MCoT: Multi-Modal Vehicle-to-Vehicle Cooperative Perception with Transformers

Shanwei Shi, Chaokun Zhang, Aojia Lv, Shen He

Published: 2023, Last Modified: 13 Nov 2024ICPADS 2023EveryoneRevisionsBibTeXCC BY-SA 4.0

Abstract: Highly accurate perception is one of the pivotal factors for the safe operation of Intelligent Connected Vehicles (ICVs). Nevertheless, occlusion blind spots, limited fields-of-view, and low-point density of the sensor data lead to limited perception for the single ICV, which can be well addressed with vehicle-to-vehicle (V2V) cooperative perception. Recent development of V2V cooperative perception technology have made the perception of ICVs more and more accurate and reliable. In V2V cooperative perception, LiDAR and Camera are two types of complementary sensors for ICVs.
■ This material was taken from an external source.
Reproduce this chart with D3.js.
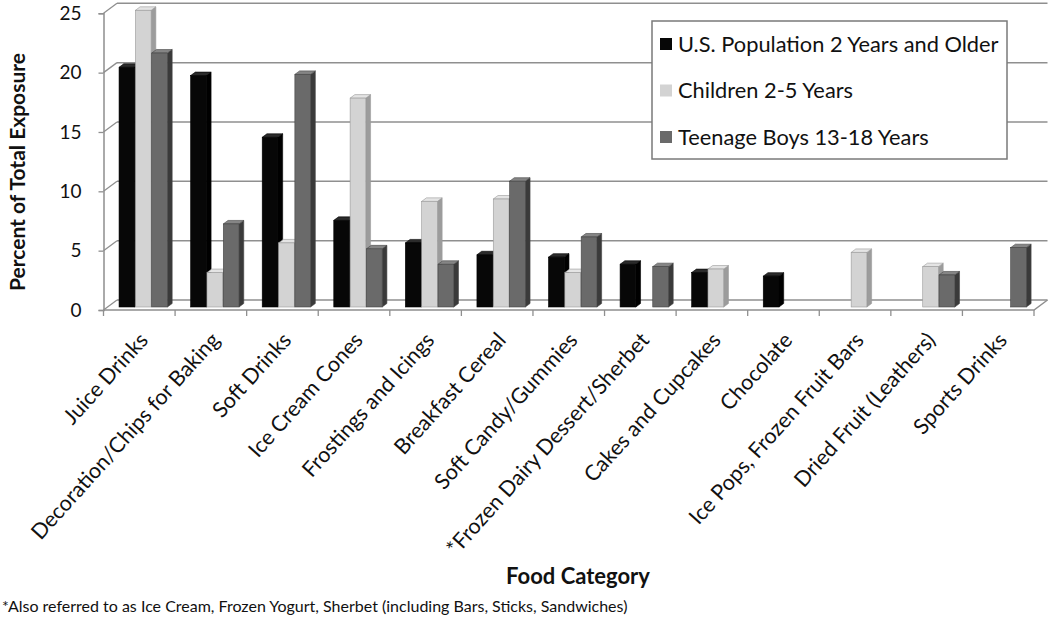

However, using only specific single-modal data such as Camera RGB images or LiDAR point clouds for V2V collaborative perception cannot fully improve perception accuracy. Furthermore, the large model based on Transformers has been proven to effectively enhance multi-modal fusion. To this end, we propose MCoT, a novel approach for multi-modal V2V cooperative perception with Transformers. Our MCoT extracts intermediate features from RGB images and point cloud of different agents, aligning them in the Bird’s-Eye View (BEV) perspective through rigid association. Subsequently, we use the cross-attention mechanism to perform a soft fusion of these features in the BEV domain. The attention mechanism empowers our model with the ability to adaptively discern which regions of the image and LiDAR are most relevant, and what information should be extracted from them. Extensive evaluations demonstrate that MCoT can significantly enhance the accuracy and robustness of perception. Our model achieved remarkable results on the large-scale simulation dataset OPV2V, improving the average accuracy by 71.43% compared to the baseline and outperforming the second-place by nearly 3.95%. Our approach also demonstrates the fastest convergence rate under the same number of training epochs.